3. In reply, the manufacturer disputed the position so far as pouches were concerned it said that it used these pouches in its factory to pack pesticides. It accepted that it did not use the cartons in its factory. it supplied the cartons to job worker who packed the pouches containing the pesticides received from the appellant's factory in these cartons as required by law.It therefore contended that both these items were inputs within the meaning of the rules. The Additional Commissioner, whose order has been confirmed by the Commissioner (Appeals), did not accept this contention. he cited a report of the jurisdictional Superintendent that the appellant had installed in its factory a machine for utilising aluminium pouches in packing of the pesticides only in 1997. He therefore concluded that it could not have utilised the pouches in its factory during April to September, 1995 the period covered by the notice. He did not accept the contention that goods used outside the factory would be entitled to credit.
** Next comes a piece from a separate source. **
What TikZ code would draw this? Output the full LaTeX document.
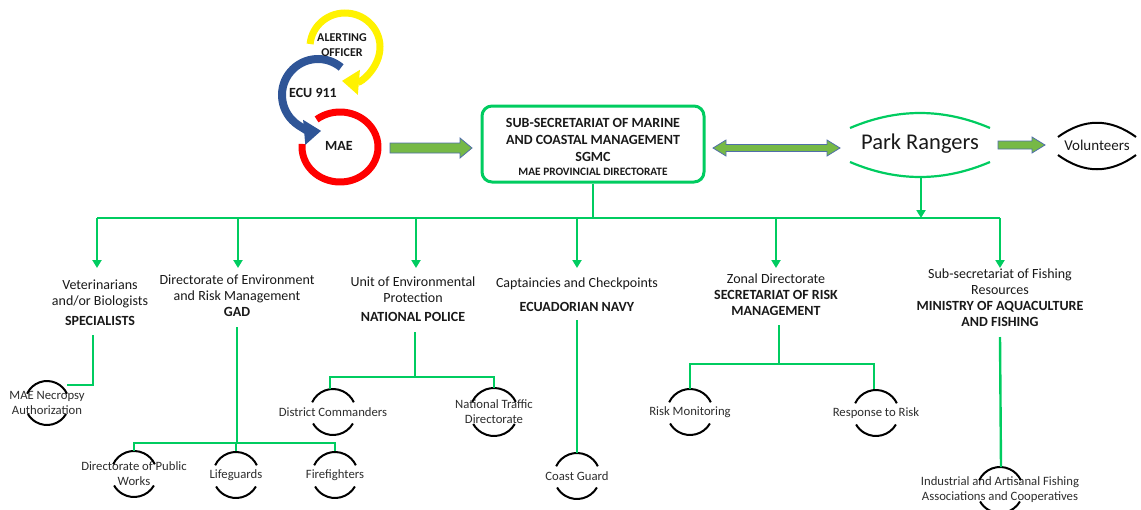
\documentclass[tikz,border=0pt]{standalone}
\usepackage{fontspec}
\setmainfont{Carlito}
\usetikzlibrary{arrows.meta,calc}
\definecolor{tgreen}{RGB}{0,204,96}
\definecolor{bfill}{RGB}{118,185,70}
\definecolor{bedge}{RGB}{80,110,170}
\definecolor{cyel}{RGB}{255,242,0}
\definecolor{cblue}{RGB}{47,85,151}
\definecolor{cred}{RGB}{255,0,0}
\definecolor{txt}{RGB}{25,25,25}
\definecolor{leaftxt}{RGB}{45,45,45}
\newcommand\leafring[2]{%
  \draw[leafarc] (#1.center) ++(205:#2) arc[start angle=205,end angle=335,radius=#2];
  \draw[leafarc] (#1.center) ++(30:#2) arc[start angle=30,end angle=150,radius=#2];}
\begin{document}
\begin{tikzpicture}[x=1pt,y=-1pt,
  gline/.style={draw=tgreen,line width=2.4pt},
  garrow/.style={gline,-{Triangle[length=8pt,width=9pt]}},
  blockarrow/.style={fill=bfill,draw=bedge,line width=0.8pt},
  childlbl/.style={font=\fontsize{14}{16}\selectfont,text=txt,align=center,anchor=north,inner sep=0pt},
  leaflbl/.style={font=\fontsize{12.7}{15}\selectfont,text=leaftxt,align=center,inner sep=0pt},
  leafarc/.style={draw=black,line width=2pt},
  circlbl/.style={font=\bfseries\fontsize{14}{16}\selectfont,text=txt,align=center,inner sep=0pt}
]
\useasboundingbox (0,0) rectangle (1141,509);

% ---- circular arrows ----
\draw[cred,line width=7pt] (340,147) ++(232:38 and 35) arc[start angle=232,end angle=545,x radius=38,y radius=35];
\draw[cblue,line width=8pt,-{Triangle[length=17pt,width=24pt]}] (318,95) ++(310:36) arc[start angle=310,end angle=85,radius=36];
\draw[cyel,line width=7pt,-{Triangle[length=17pt,width=24pt]}] (345,47) ++(185:35 and 34) arc[start angle=185,end angle=455,x radius=35,y radius=34];
\node[circlbl,font=\bfseries\fontsize{12}{15}\selectfont] (alert) at (342,45) {ALERTING\\OFFICER};
\node[circlbl] (ecu) at (313,93) {ECU 911};
\node[circlbl] (mae) at (339,146) {MAE};

% ---- SGMC box ----
\node[draw=tgreen,line width=3pt,rounded corners=10pt,minimum width=222pt,minimum height=76pt,inner sep=0pt] (sgmc) at (593,144) {};
\node[font=\bfseries\fontsize{14}{17}\selectfont,text=txt,align=center,anchor=north,inner sep=0pt] (sgmctext) at (593,118)
  {SUB-SECRETARIAT OF MARINE\\AND COASTAL MANAGEMENT\\SGMC\\[-3pt]{\fontsize{11.3}{12}\selectfont MAE PROVINCIAL DIRECTORATE}};

% ---- block arrows ----
\draw[blockarrow] (390,143) -- (460,143) -- (460,138) -- (472,148) -- (460,158) -- (460,153) -- (390,153) -- cycle;
\draw[blockarrow] (713,148) -- (726,140) -- (726,144.5) -- (827,144.5) -- (827,140) -- (840,148) -- (827,156) -- (827,151.5) -- (726,151.5) -- (726,156) -- cycle;
\draw[blockarrow] (998,141) -- (1032,141) -- (1032,137) -- (1045,145) -- (1032,153) -- (1032,149) -- (998,149) -- cycle;

% ---- Park Rangers ----
\node[font=\fontsize{22.5}{24}\selectfont,text=txt,inner sep=0pt] (park) at (920,144) {Park Rangers};
\draw[gline,line width=2.2pt] (850,128) .. controls (897,108) and (943,108) .. (990,128);
\draw[gline,line width=2.2pt] (850,162) .. controls (897,182) and (943,182) .. (990,162);

% ---- Volunteers ----
\node[font=\fontsize{15}{16}\selectfont,text=txt,inner sep=0pt] (vol) at (1097,145) {Volunteers};
\draw[black,line width=2pt] (1058,137) .. controls (1084,118) and (1110,118) .. (1136,137);
\draw[black,line width=2pt] (1058,155) .. controls (1084,174) and (1110,174) .. (1136,155);

% ---- bus ----
\coordinate (busL) at (97,218);
\coordinate (busR) at (1000,218);
\coordinate (parkout) at (921,176);
\draw[gline] (busL) -- (busR);
\draw[garrow] (parkout) -- (parkout |- busL);

\coordinate (in1) at (97,268);
\coordinate (in2) at (238,268);
\coordinate (in3) at (416,268);
\coordinate (in4) at (577,268);
\coordinate (in5) at (776,268);
\coordinate (in6) at (1000,268);
\draw[gline] (sgmc.south) -- (sgmc.south |- busL);
\foreach \i in {1,...,6} {\draw[garrow] (in\i |- busL) -- (in\i);}

% ---- children ----
\node[childlbl] (vet) at (100,280) {Veterinarians\\and/or Biologists\\[4pt]\textbf{SPECIALISTS}};
\node[childlbl] (gad) at (237,275) {Directorate of Environment\\and Risk Management\\\textbf{GAD}};
\node[childlbl] (pol) at (413,277) {Unit of Environmental\\Protection\\[3pt]\textbf{NATIONAL POLICE}};
\node[childlbl] (navy) at (577,278) {Captaincies and Checkpoints\\[8pt]\textbf{ECUADORIAN NAVY}};
\node[childlbl] (zon) at (776,274) {Zonal Directorate\\\textbf{SECRETARIAT OF RISK}\\\textbf{MANAGEMENT}};
\node[childlbl] (fish) at (1000,269) {Sub-secretariat of Fishing\\Resources\\\textbf{MINISTRY OF AQUACULTURE}\\\textbf{AND FISHING}};

% ---- leaves ----
\node[leaflbl] (nec) at (47,403) {MAE Necropsy\\Authorization};
\node[leaflbl] (dpw) at (134,474) {Directorate of Public\\Works};
\node[leaflbl] (life) at (236,475) {Lifeguards};
\node[leaflbl] (fire) at (335,475) {Firefighters};
\node[leaflbl] (dist) at (333,412) {District Commanders};
\node[leaflbl] (ntd) at (494,412) {National Traffic\\Directorate};
\node[leaflbl] (coast) at (577,476) {Coast Guard};
\node[leaflbl] (rmon) at (690,412) {Risk Monitoring};
\node[leaflbl] (resp) at (876,413) {Response to Risk};
\node[leaflbl] (ind) at (1000,490) {Industrial and Artisanal Fishing\\Associations and Cooperatives};

\leafring{nec}{22}
\leafring{dpw}{23}
\leafring{life}{23}
\leafring{fire}{23}
\leafring{dist}{23}
\leafring{ntd}{24}
\leafring{coast}{23}
\leafring{rmon}{23}
\leafring{resp}{23}
\leafring{ind}{23}

% ---- sub connectors ----
\coordinate (vetout) at (93,335);
\coordinate (necin) at (67,385);
\draw[gline] (vetout) -- (vetout |- necin) -- (necin);

\coordinate (gadout) at (237,327);
\coordinate (gadbus) at (237,443);
\coordinate (dpwin) at (134,451);
\coordinate (lifein) at (236,451);
\coordinate (firein) at (335,451);
\draw[gline] (gadout) -- (gadbus);
\draw[gline] (dpwin) -- (dpwin |- gadbus) -- (firein |- gadbus) -- (firein);
\draw[gline] (lifein |- gadbus) -- (lifein);

\coordinate (polout) at (415,332);
\coordinate (polbus) at (415,377);
\coordinate (distin) at (330,389);
\coordinate (ntdin) at (494,388);
\draw[gline] (polout) -- (polbus);
\draw[gline] (distin) -- (distin |- polbus) -- (ntdin |- polbus) -- (ntdin);

\coordinate (navyout) at (577,320);
\coordinate (coastin) at (577,453);
\draw[gline] (navyout) -- (coastin);

\coordinate (zonout) at (779,325);
\coordinate (zonbus) at (779,364);
\coordinate (rmonin) at (690,389);
\coordinate (respin) at (874,389);
\draw[gline] (zonout) -- (zonbus);
\draw[gline] (rmonin) -- (rmonin |- zonbus) -- (respin |- zonbus) -- (respin);

\coordinate (fishout) at (1000,337);
\coordinate (indin) at (1001,467);
\draw[gline] (fishout) -- (indin);
\end{tikzpicture}
\end{document}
He therefore confirmed the proposal in the notice for duty and imposed a penalty of Rs. 4.00 lakhs.
4. The position is not clear with regard to pouches. The fact that the appellant might have installed a particular machine in its factory in 1997, referred to as a Rowena machine, does not necessarily lead to the conclusion that it id not utilise the pouches in its factory earlier. It had specifically contended in this reply that even earlier it had packed the pesticides in pouches. We find this claims reasonable. The counsel for the appellant undertakes to produce before the Additional Commissioner sufficient evidence to show that it did use the pouches We therefore set aside the finding with regard to the pouches and remand this issue back to the Additional Commissioner. he shall pass orders on this issue in accordance with law after considering the evidence that the appellant may produce within two months from the receipt of this order, and the material that the department may produce before him.
5. The fact of the use of the cartons were not used in the factory but by the job worker for packing the pesticides manufactured by the appellant is not denied. The contention here is that despite this fact, they continue to be inputs within the meaning of Rules 57A. it is the contention that the rules do not provide that inputs must be used in a factory, as long as they are used in or in relation to the manufacture of the finished product, which in this case was necessitated by the requirement of the Pesticides Act, 1968 and the Rules made thereunder, they would be inputs, duty paid on which would be available as credit. Rule 57A, or other rules do not, we agree, specifically say that the inputs must be used in a factory. What they did say is that they must be used in or in relation to the manufacture of finished excisable goods. They also say that credit cannot be taken on the duty paid on inputs which are used in the manufacture of finished goods on which duty is not paid. If the process undertaken by the job worker amounted to manufacture and the job worker paid duty on the goods that it manufactured, the cartons would doubtless be eligible inputs for the job worker. They would however not be inputs for the appellant. In point of fact, it is not denied by the counsel for the appellant that the job worker did not pay any duty or that his activities did not amount to manufacture. These cartons therefore would not be inputs. In this background, the contention that the cost of these cartons has been included in the assessable value of the pesticides cleared from the appellant's factory, which is entirely without substantiation, is irrelevant.
6. We are not able to accept that penalty was to imposable on the appellant because its mala fides have not been shown. Sub rule (bb) of Rule 173Q makes liable for penalty in person who takes modvat credit wrongly. it is not possible for us to accept that the appellant believed that despite the fact that it did not use the cartons in the manufacture of the final product, it was entitled to credit. The same position would hold true of the pouches if they were also not used in the appellant's factory. The penalty therefore was imposable. However, since the fat of use of the aluminium pouches in the factory is yet to be established and a single penalty has been imposed for the two acts, we set aside the penalty leaving it for quantification in the proceedings that we have ordered.